[Short problem] Starting at the line that contains "Rebuild this chart", copy every line down to the line that contains "var cutX = 0.185;", inclusive, exactly as it stands. Omit all other lines.

[Supplied entries]
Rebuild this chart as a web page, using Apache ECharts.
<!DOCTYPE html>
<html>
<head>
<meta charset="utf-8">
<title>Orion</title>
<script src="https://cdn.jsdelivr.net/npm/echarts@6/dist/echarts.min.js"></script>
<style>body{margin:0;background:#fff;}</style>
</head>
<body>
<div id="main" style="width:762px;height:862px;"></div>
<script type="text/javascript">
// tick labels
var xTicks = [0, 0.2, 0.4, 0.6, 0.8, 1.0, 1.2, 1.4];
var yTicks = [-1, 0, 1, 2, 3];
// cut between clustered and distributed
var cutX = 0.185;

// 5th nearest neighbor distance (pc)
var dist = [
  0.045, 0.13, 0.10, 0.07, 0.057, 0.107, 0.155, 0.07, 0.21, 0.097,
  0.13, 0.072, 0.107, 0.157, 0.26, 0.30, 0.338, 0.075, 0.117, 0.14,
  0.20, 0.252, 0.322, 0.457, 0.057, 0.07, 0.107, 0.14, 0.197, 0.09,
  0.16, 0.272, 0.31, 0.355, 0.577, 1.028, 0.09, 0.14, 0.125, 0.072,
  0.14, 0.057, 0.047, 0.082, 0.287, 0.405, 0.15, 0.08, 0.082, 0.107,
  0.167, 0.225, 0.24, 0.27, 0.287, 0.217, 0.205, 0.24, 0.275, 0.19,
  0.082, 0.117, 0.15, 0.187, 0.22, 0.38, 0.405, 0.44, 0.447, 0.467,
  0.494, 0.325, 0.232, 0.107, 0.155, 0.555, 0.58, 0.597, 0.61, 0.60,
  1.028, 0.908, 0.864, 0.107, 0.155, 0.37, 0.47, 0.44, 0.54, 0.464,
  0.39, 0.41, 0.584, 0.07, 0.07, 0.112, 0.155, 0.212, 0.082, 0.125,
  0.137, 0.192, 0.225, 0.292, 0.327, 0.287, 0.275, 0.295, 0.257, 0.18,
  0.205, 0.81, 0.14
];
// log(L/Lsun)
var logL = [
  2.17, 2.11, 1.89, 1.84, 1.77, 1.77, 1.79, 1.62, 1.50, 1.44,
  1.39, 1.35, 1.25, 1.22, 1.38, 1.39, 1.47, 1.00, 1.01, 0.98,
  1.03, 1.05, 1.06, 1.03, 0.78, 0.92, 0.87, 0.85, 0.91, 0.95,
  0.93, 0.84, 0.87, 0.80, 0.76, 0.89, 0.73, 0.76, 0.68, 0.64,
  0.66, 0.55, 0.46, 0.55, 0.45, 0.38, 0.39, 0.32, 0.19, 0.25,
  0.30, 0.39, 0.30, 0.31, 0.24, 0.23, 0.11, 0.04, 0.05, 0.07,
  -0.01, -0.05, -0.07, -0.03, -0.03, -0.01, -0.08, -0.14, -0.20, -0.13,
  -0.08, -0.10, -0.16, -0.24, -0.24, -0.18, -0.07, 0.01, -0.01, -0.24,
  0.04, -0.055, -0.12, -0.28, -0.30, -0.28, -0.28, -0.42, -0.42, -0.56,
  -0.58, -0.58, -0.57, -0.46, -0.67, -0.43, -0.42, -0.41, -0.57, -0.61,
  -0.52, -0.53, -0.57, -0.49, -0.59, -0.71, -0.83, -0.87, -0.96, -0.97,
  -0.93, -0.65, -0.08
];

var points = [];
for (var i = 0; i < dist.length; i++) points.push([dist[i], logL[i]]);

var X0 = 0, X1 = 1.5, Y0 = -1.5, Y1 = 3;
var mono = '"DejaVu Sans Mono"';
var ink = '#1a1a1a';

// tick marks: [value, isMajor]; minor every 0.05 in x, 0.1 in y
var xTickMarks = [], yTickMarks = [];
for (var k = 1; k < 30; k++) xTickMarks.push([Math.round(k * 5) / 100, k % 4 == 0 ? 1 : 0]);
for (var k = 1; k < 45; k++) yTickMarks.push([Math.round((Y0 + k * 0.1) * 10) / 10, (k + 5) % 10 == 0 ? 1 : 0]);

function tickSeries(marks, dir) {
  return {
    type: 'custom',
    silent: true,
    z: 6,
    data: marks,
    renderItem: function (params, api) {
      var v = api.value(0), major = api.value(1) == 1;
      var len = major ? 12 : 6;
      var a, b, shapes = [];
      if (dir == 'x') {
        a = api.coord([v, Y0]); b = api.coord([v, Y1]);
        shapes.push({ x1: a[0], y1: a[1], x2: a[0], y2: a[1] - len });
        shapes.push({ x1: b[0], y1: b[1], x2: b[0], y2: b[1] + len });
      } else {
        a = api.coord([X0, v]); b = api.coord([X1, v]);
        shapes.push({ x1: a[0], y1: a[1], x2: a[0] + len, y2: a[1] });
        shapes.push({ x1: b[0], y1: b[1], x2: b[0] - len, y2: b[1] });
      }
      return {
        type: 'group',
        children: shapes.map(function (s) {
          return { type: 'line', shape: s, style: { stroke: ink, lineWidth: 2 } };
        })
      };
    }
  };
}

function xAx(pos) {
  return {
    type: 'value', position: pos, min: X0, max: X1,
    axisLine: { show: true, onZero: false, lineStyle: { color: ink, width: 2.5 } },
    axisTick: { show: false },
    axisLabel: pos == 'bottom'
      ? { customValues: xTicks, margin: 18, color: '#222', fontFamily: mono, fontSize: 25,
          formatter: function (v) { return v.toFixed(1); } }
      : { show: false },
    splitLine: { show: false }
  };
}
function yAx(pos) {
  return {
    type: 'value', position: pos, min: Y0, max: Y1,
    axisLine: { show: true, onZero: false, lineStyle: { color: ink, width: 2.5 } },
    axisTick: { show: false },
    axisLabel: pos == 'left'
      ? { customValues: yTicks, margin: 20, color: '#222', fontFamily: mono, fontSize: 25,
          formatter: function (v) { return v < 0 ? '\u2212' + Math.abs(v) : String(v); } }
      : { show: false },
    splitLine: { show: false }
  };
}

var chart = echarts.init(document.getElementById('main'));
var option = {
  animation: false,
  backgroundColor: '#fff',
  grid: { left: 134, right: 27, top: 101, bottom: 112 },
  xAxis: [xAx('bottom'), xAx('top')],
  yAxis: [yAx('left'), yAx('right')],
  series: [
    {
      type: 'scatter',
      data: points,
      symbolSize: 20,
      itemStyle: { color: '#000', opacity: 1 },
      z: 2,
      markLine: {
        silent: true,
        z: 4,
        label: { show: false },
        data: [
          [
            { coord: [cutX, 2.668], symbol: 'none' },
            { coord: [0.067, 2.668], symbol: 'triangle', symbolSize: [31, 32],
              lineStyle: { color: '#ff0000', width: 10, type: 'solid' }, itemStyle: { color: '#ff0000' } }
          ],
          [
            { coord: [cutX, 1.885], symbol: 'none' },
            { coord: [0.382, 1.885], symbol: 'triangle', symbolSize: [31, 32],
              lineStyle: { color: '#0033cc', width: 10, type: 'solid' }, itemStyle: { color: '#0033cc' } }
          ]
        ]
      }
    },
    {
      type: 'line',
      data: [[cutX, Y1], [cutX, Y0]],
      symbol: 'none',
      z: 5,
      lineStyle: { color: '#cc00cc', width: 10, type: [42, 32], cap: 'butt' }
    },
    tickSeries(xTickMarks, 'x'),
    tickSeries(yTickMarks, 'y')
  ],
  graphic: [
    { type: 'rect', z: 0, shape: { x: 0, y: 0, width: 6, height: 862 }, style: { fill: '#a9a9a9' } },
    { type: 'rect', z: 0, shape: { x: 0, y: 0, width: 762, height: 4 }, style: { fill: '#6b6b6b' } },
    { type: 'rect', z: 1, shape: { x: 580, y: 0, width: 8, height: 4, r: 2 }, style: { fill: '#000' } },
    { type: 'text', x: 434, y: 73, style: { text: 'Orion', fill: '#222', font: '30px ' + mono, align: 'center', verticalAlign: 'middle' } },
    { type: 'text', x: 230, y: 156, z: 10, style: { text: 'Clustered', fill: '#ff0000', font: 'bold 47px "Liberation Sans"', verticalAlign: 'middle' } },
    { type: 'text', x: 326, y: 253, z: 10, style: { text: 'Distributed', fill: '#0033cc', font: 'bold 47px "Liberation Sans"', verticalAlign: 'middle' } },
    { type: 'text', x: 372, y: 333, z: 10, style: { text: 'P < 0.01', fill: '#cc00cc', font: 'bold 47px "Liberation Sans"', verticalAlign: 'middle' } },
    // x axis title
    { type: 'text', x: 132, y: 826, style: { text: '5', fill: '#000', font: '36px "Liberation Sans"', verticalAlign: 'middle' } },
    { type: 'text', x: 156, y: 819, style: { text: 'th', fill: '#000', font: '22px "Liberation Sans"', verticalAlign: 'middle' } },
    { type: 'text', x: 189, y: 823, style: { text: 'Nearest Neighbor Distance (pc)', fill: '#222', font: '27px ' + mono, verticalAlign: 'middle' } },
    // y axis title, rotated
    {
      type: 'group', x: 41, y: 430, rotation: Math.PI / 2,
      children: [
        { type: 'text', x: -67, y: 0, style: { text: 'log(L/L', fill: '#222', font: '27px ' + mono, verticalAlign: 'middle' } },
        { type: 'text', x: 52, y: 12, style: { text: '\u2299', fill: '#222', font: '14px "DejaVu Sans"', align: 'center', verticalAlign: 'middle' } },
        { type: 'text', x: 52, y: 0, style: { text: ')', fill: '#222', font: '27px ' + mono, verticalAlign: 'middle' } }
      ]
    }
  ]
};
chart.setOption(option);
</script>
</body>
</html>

* * *

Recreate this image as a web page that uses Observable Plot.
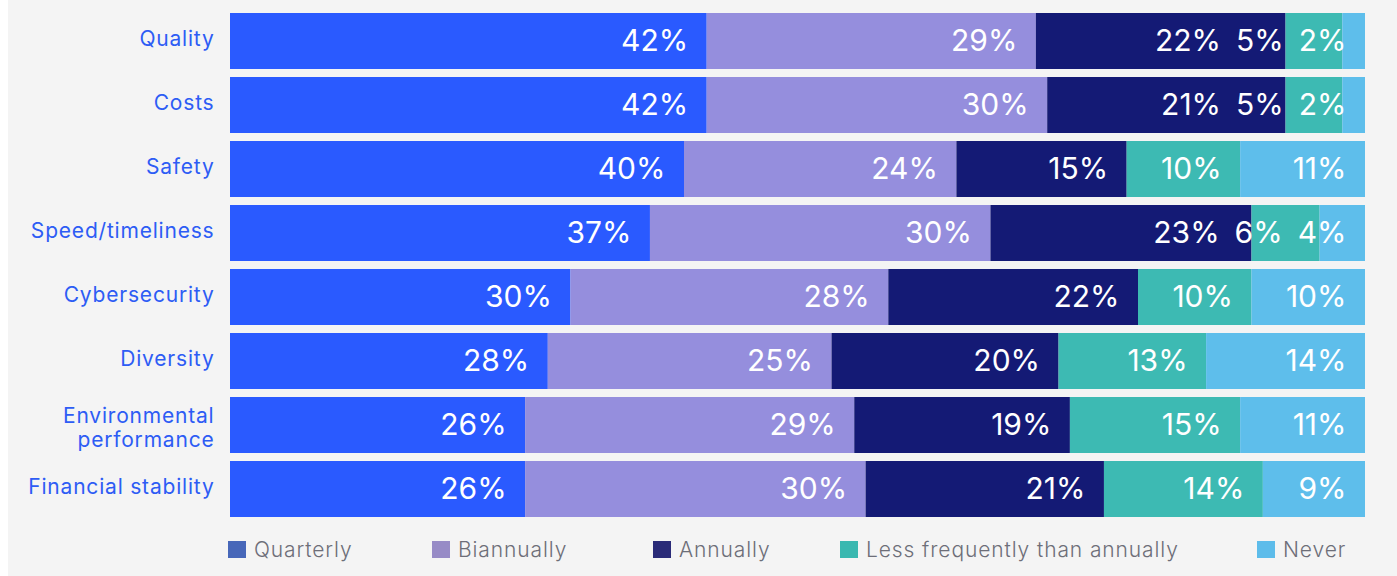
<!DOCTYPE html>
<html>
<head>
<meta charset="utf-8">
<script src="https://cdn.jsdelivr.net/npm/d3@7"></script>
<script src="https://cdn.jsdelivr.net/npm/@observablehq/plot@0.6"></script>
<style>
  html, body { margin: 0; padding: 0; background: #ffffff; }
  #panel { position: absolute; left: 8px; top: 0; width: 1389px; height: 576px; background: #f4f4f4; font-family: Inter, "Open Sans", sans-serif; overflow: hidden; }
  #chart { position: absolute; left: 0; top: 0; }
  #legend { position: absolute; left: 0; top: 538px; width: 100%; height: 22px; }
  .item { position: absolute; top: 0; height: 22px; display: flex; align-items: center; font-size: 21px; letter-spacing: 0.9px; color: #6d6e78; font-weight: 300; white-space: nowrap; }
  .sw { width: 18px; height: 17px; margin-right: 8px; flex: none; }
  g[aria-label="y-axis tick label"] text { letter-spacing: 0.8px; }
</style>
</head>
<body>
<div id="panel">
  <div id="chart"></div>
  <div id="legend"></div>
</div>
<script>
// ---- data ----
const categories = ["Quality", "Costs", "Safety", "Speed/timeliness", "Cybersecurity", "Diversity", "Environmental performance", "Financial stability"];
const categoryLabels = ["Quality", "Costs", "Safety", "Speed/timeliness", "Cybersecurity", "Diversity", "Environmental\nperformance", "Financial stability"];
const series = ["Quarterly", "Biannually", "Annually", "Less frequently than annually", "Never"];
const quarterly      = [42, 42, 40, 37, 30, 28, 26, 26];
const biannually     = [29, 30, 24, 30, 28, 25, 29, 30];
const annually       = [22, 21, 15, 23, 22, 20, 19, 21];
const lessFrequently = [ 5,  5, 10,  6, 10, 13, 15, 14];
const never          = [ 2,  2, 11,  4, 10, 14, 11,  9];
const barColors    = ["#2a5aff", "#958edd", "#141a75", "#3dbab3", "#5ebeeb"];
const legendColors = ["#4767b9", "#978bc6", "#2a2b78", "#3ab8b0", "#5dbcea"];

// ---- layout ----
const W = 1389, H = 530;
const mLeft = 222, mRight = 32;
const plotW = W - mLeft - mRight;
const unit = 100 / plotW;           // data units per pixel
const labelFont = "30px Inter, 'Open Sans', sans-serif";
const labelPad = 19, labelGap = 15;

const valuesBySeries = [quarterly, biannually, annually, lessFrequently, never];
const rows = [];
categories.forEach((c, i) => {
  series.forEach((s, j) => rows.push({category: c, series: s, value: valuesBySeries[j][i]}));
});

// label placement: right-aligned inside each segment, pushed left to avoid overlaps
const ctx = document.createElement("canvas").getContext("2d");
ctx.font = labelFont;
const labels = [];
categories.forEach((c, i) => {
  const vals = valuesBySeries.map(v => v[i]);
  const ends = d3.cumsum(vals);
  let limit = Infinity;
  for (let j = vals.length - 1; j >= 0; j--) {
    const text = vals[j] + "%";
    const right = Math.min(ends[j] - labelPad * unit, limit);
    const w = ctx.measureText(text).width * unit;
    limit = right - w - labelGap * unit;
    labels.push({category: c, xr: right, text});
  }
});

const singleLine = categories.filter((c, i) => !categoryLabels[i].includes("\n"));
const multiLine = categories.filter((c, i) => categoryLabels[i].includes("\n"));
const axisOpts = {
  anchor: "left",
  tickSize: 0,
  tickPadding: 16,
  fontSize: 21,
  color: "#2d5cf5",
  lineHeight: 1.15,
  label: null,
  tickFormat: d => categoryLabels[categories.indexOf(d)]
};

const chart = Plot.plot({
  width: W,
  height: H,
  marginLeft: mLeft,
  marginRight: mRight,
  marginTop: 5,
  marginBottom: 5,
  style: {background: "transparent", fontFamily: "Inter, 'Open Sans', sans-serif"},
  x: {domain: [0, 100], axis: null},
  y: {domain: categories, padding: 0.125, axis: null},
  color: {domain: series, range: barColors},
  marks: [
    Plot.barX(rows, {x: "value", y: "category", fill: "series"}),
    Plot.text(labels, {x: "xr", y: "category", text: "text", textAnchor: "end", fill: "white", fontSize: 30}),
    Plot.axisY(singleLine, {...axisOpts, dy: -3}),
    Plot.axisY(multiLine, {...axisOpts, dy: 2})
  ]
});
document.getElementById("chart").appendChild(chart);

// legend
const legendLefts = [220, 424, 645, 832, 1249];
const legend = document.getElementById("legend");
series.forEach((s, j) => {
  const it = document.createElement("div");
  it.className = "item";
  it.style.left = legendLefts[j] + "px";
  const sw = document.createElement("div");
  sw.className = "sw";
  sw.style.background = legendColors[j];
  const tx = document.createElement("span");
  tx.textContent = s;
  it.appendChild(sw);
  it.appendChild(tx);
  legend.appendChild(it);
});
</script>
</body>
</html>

[Result of the exercise]
Rebuild this chart as a web page, using Apache ECharts.
<!DOCTYPE html>
<html>
<head>
<meta charset="utf-8">
<title>Orion</title>
<script src="https://cdn.jsdelivr.net/npm/echarts@6/dist/echarts.min.js"></script>
<style>body{margin:0;background:#fff;}</style>
</head>
<body>
<div id="main" style="width:762px;height:862px;"></div>
<script type="text/javascript">
// tick labels
var xTicks = [0, 0.2, 0.4, 0.6, 0.8, 1.0, 1.2, 1.4];
var yTicks = [-1, 0, 1, 2, 3];
// cut between clustered and distributed
var cutX = 0.185;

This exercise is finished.